An extremely generous person, Rocco offered to take up the slack if my brother or I fell short on the monthly payments.  Over the years as our family grew, my older brother’s nieces and nephews coined a phrase pertaining to Rocco and his wife.  Reflecting their generosity, RUR and RAT meant “Rich Uncle Rocco” and “Rich Aunt Teresa.”


On May 17, 1989 Rocco said goodnight to his wife and daughter and retired to bed, not knowing that these were the last words he would ever speak.  Rocco passed away quietly in his sleep, leaving a family devastated by his loss.  My brother, with all his generosity and attributes, was always a planner; in his wisdom, he left his family well cared for.  He also possessed a great sense of humor and serenity when meeting life’s many challenges.

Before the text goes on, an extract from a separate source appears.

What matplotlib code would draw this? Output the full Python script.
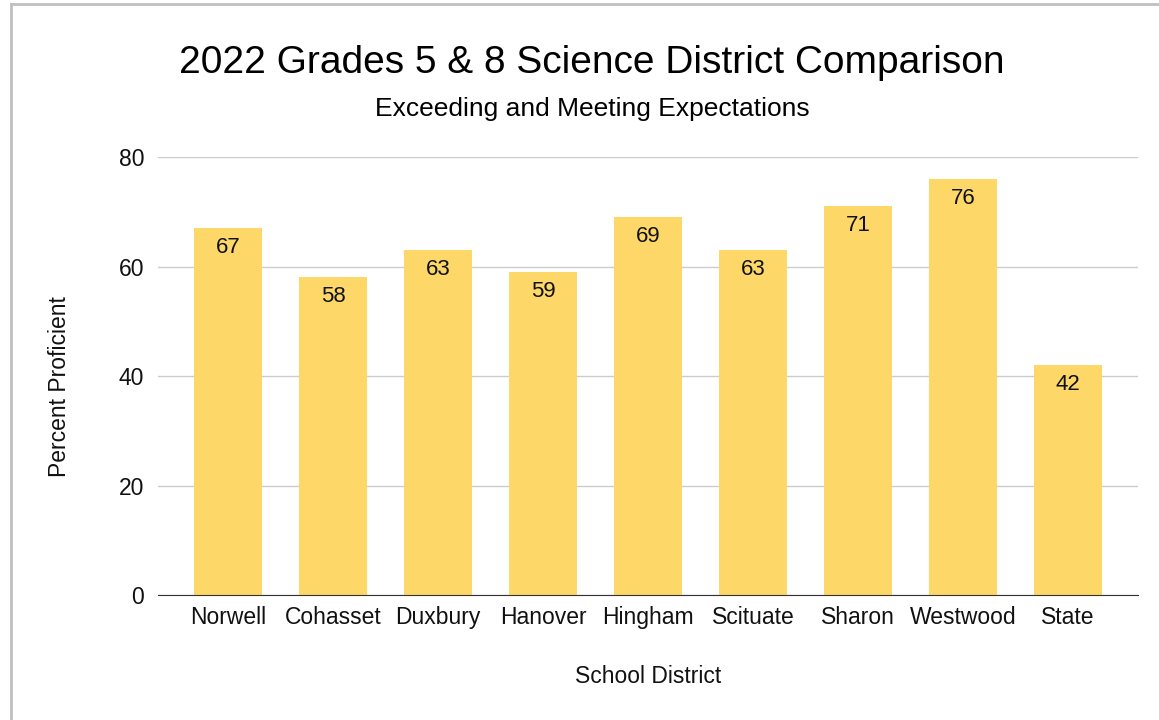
import matplotlib.pyplot as plt
from matplotlib.lines import Line2D

plt.rcParams['font.family'] = ['Liberation Sans', 'DejaVu Sans']

districts = ['Norwell', 'Cohasset', 'Duxbury', 'Hanover', 'Hingham',
             'Scituate', 'Sharon', 'Westwood', 'State']
proficient = [67, 58, 63, 59, 69, 63, 71, 76, 42]
yticks = [0, 20, 40, 60, 80]

bar_color = '#fdd868'
txt = '#111111'

fig = plt.figure(figsize=(11.59, 7.2), dpi=100)
ax = fig.add_axes([0.1363, 0.1736, 0.8456, 0.6083])

x = range(len(districts))
bars = ax.bar(x, proficient, width=0.65, color=bar_color, zorder=2)

for b, v in zip(bars, proficient):
    ax.annotate(str(v), (b.get_x() + b.get_width() / 2, v),
                xytext=(0, -14), textcoords='offset points',
                ha='center', va='center', fontsize=16, color=txt)

ax.set_xlim(-0.667, len(districts) - 1 + 0.667)
ax.set_ylim(0, 80)
ax.set_yticks(yticks)
ax.set_xticks(list(x))
ax.set_xticklabels(districts)
ax.grid(axis='y', color='#cccccc', linewidth=1, zorder=0)
ax.tick_params(axis='both', length=0, labelsize=16.5, colors=txt)
ax.tick_params(axis='y', pad=10)
ax.tick_params(axis='x', pad=8)
for s in ['top', 'right', 'left']:
    ax.spines[s].set_visible(False)
ax.spines['bottom'].set_color('#333333')
ax.spines['bottom'].set_zorder(3)

ax.set_ylabel('Percent Proficient', fontsize=16.5, color=txt)
ax.yaxis.set_label_coords(-0.0885, 0.477)
ax.set_xlabel('School District', fontsize=16.5, labelpad=26, color=txt)

fig.text(0.511, 0.913, '2022 Grades 5 & 8 Science District Comparison',
         ha='center', va='center', fontsize=28, color='black')
fig.text(0.511, 0.849, 'Exceeding and Meeting Expectations',
         ha='center', va='center', fontsize=19, color='black')

# light frame on the left and top edges
fig.add_artist(Line2D([0.0098, 0.0098], [0, 0.994], color='#c0c0c0',
                      linewidth=2, transform=fig.transFigure))
fig.add_artist(Line2D([0.0098, 1], [0.994, 0.994], color='#c0c0c0',
                      linewidth=2, transform=fig.transFigure))

fig.savefig('out.png', dpi=100, facecolor='white')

Today as I reflect upon his life, I cannot help but count my blessings. I have lived a charmed life thanks to my mother’s prayers, the omnipresent and once-dreaded cod liver oil, and most of all, by being part of a happy home with loving relatives, such as my big brother Rocco.


In retrospect, I suppose my brother Rocco should have been christened Rocco III, after his grandfather and uncle. Whenever I think of him, he brings a smile to my face as I reminisce about the things we have done together and most of all, the joys we have shared.


I am now the oldest living member of our family that still on carries the tradition of naming youngsters Rocco.  My Rocco is our beloved Pekingese dog.  Sometimes I tell him about the men he was named for, and that he should be proud to have such a heritage.  My dog looks at me quizzically, as if he understands.  But don’t get me wrong; I do not believe in reincarnation!


As I have said before, I have lived a charmed life.  Among my few regrets is the fact that the younger members of our family will never have known my wonderful brother Rocco.